# INFORMATION SHOWN start

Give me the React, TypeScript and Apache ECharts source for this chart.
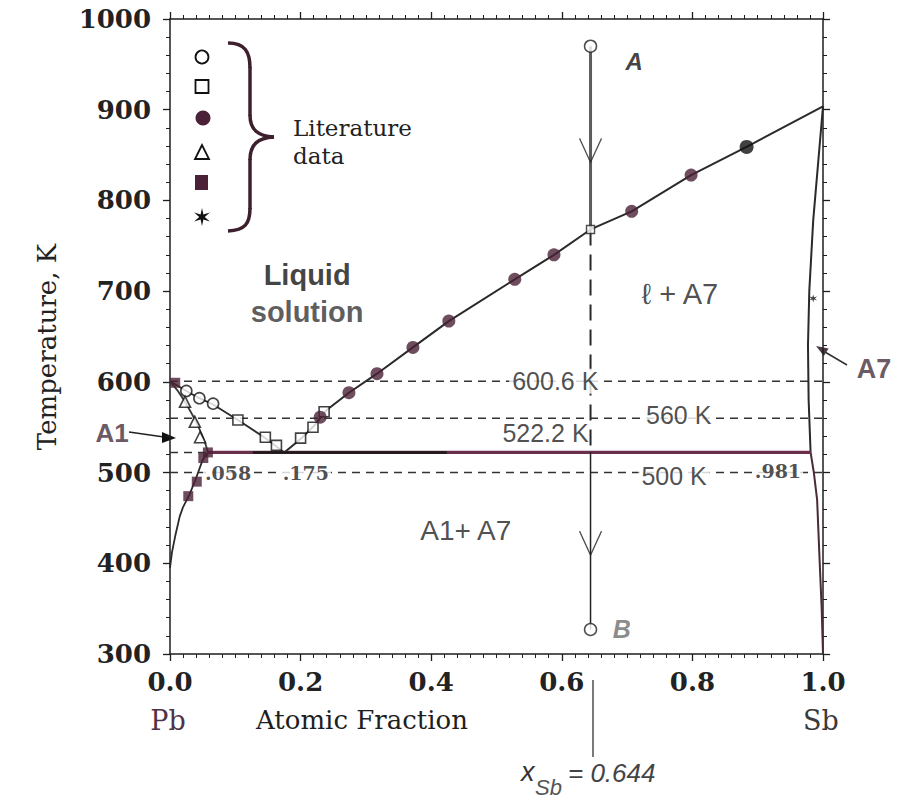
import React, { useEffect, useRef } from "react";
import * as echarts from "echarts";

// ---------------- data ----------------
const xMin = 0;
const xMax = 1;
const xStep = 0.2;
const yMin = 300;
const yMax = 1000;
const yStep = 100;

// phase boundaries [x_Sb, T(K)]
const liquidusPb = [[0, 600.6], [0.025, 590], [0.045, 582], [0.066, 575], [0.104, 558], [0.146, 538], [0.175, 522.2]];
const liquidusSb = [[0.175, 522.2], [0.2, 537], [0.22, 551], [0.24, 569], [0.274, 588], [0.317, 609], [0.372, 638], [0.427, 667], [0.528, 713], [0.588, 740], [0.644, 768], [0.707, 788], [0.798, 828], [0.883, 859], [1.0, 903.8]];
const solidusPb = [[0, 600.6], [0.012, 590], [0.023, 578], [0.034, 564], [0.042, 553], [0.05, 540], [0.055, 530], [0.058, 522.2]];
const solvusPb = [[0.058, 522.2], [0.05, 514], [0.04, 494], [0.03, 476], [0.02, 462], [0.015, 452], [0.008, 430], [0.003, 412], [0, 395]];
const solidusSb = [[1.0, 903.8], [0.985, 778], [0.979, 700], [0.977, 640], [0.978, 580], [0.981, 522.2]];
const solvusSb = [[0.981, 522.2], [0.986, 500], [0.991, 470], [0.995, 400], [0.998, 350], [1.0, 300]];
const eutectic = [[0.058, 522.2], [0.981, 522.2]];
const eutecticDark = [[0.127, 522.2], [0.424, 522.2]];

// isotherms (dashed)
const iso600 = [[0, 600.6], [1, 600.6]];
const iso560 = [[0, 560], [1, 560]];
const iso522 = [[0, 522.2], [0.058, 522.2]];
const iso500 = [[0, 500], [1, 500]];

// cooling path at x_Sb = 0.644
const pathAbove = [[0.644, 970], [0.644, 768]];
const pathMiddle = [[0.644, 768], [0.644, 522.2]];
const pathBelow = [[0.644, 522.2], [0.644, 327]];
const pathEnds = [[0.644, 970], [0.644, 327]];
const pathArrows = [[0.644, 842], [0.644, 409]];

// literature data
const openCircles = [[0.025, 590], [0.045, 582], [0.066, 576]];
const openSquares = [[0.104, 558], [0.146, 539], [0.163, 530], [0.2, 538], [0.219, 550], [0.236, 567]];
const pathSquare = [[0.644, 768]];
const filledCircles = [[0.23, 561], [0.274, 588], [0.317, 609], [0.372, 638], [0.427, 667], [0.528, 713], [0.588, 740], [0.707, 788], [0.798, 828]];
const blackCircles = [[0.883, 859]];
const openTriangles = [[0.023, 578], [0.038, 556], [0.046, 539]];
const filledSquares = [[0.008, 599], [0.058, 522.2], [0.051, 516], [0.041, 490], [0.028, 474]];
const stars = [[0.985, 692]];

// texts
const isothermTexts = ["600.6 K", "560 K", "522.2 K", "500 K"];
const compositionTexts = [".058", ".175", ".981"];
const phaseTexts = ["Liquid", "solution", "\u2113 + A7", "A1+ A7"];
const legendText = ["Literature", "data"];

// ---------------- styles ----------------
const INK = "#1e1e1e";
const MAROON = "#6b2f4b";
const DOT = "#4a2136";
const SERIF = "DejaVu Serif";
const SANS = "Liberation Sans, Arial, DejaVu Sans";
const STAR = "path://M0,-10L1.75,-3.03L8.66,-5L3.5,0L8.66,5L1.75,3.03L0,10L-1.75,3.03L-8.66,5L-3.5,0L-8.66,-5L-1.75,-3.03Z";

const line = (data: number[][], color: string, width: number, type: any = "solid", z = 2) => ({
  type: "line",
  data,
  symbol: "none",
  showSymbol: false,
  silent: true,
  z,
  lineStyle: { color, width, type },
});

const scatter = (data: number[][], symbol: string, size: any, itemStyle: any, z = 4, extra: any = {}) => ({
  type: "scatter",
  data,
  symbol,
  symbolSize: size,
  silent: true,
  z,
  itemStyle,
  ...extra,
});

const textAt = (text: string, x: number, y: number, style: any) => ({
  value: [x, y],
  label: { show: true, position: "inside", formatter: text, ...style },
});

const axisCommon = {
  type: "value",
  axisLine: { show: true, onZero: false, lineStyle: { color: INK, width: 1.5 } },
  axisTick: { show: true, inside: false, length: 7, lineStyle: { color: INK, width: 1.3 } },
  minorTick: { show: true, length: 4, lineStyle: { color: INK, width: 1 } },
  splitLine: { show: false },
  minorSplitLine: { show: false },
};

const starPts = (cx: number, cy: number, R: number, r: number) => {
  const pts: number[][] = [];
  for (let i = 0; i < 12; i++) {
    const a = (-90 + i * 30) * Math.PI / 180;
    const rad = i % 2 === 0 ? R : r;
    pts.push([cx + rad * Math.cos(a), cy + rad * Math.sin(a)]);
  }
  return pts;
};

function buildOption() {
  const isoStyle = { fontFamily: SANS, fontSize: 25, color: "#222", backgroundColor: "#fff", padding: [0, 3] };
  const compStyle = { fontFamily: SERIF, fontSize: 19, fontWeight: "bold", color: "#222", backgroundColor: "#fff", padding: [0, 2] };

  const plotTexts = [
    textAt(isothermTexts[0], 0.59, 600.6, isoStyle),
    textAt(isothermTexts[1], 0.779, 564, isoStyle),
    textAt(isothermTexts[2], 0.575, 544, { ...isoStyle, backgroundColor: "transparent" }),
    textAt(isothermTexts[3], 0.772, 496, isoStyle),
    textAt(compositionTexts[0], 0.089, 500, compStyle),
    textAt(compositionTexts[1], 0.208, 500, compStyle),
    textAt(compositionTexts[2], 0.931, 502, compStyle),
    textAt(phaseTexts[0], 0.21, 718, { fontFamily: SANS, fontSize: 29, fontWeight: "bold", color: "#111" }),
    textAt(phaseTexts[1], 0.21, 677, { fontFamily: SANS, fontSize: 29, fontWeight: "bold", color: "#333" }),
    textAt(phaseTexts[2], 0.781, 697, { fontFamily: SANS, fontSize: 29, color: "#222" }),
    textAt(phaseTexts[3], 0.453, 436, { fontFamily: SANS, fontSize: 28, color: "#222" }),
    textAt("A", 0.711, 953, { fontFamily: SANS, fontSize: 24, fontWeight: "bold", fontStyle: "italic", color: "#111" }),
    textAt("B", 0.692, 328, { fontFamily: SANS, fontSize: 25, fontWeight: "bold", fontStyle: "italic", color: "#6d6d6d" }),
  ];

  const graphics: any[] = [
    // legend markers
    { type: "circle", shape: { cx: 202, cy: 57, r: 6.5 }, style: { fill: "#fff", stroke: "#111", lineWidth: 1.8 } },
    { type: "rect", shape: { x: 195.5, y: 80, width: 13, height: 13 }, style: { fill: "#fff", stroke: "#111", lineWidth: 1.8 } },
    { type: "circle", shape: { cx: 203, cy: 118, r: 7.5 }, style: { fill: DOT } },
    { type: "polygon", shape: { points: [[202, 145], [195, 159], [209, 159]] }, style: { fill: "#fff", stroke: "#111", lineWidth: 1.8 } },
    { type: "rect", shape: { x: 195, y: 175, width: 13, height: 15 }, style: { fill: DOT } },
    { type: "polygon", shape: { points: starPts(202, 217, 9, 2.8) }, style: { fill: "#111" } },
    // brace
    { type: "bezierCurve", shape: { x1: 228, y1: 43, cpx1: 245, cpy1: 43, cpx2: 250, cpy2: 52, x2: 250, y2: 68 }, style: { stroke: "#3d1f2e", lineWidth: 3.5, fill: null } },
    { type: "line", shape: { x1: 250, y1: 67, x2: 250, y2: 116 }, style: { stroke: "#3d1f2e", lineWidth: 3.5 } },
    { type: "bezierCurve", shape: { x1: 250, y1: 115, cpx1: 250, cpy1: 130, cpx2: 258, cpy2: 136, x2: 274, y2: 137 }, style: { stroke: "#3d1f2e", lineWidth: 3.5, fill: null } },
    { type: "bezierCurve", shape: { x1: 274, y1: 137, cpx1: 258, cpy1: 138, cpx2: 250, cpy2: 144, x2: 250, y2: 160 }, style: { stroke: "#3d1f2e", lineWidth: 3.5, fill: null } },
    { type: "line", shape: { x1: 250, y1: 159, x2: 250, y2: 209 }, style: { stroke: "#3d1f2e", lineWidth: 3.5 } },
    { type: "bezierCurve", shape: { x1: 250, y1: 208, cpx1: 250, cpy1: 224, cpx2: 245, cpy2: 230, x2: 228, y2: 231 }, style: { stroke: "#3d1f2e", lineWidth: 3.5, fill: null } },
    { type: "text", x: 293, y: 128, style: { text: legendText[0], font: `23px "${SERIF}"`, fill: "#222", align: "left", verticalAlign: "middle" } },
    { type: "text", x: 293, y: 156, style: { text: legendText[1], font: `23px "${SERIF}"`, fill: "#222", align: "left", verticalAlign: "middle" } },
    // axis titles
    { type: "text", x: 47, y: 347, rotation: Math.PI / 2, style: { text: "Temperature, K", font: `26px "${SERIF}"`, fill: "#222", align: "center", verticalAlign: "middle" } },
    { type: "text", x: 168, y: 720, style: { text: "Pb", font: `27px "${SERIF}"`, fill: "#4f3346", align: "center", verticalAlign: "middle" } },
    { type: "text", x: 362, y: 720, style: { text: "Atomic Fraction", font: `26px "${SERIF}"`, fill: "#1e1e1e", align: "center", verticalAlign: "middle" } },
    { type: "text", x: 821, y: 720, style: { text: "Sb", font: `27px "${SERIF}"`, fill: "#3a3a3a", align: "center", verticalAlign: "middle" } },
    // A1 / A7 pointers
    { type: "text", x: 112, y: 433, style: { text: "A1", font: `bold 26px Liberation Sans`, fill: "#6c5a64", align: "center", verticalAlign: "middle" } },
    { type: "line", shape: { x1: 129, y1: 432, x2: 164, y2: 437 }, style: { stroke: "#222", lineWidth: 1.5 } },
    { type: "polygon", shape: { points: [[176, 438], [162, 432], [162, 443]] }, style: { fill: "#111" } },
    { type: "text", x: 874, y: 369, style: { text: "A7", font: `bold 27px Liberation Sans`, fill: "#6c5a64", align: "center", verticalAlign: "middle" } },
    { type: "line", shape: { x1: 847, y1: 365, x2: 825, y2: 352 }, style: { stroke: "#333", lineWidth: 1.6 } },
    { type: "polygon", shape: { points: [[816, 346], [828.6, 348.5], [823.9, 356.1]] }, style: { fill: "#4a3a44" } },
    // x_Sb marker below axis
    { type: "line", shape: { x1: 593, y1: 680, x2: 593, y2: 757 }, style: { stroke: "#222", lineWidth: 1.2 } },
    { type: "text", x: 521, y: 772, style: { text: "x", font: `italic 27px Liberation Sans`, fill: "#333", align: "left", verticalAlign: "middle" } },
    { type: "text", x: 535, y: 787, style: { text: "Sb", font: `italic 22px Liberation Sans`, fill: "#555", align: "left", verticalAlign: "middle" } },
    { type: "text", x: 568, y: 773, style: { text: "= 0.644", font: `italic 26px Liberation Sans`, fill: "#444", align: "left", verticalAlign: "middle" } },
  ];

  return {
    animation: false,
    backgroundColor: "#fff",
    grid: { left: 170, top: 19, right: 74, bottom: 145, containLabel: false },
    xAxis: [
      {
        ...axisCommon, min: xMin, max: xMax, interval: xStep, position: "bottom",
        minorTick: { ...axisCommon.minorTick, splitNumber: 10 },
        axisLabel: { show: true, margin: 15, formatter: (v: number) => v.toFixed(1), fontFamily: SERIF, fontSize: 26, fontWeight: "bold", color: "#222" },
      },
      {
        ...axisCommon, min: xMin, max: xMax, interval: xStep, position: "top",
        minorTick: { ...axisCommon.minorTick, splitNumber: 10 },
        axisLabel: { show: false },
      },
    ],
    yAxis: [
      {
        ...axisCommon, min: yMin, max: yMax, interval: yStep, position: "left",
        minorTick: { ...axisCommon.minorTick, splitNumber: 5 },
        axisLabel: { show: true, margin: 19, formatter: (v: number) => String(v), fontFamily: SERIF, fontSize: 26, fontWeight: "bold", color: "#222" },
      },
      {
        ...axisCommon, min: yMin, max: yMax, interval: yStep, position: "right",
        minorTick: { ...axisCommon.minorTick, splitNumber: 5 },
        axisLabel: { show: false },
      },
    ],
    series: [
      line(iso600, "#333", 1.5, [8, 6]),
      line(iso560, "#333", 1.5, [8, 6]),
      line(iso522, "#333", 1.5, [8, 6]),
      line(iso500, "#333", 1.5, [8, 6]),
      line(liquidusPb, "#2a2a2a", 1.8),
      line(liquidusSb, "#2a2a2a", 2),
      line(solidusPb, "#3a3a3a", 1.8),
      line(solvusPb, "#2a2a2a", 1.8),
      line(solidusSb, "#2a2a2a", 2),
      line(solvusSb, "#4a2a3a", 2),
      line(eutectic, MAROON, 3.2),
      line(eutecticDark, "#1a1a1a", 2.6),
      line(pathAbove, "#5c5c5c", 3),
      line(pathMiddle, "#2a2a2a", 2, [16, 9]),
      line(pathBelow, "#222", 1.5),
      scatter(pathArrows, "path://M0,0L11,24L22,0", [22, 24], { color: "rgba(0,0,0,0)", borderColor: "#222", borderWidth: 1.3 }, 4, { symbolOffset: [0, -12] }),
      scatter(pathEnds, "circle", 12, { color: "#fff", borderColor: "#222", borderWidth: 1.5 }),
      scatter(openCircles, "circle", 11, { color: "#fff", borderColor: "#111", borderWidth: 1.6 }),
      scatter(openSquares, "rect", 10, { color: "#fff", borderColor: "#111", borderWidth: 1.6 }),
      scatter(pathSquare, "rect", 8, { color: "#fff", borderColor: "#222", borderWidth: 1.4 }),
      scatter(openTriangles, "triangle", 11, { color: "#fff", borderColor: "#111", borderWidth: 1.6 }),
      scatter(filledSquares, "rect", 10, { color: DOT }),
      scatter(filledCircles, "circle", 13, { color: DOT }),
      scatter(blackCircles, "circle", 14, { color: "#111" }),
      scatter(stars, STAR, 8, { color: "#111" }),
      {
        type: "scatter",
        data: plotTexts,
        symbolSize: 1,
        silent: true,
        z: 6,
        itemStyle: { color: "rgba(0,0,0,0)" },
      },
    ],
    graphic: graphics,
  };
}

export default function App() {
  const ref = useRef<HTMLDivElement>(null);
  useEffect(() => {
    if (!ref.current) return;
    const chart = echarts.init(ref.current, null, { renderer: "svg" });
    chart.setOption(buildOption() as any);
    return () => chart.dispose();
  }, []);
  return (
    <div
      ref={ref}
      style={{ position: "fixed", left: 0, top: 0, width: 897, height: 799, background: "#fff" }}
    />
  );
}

# INFORMATION SHOWN end

▶ AIM OF THE EXERCISE
Everything from the top line of the data down to and including the line with "const yStep = 100;" is to be copied, except the pictures.

▶ TASK SOLUTION
Give me the React, TypeScript and Apache ECharts source for this chart.
import React, { useEffect, useRef } from "react";
import * as echarts from "echarts";

// ---------------- data ----------------
const xMin = 0;
const xMax = 1;
const xStep = 0.2;
const yMin = 300;
const yMax = 1000;
const yStep = 100;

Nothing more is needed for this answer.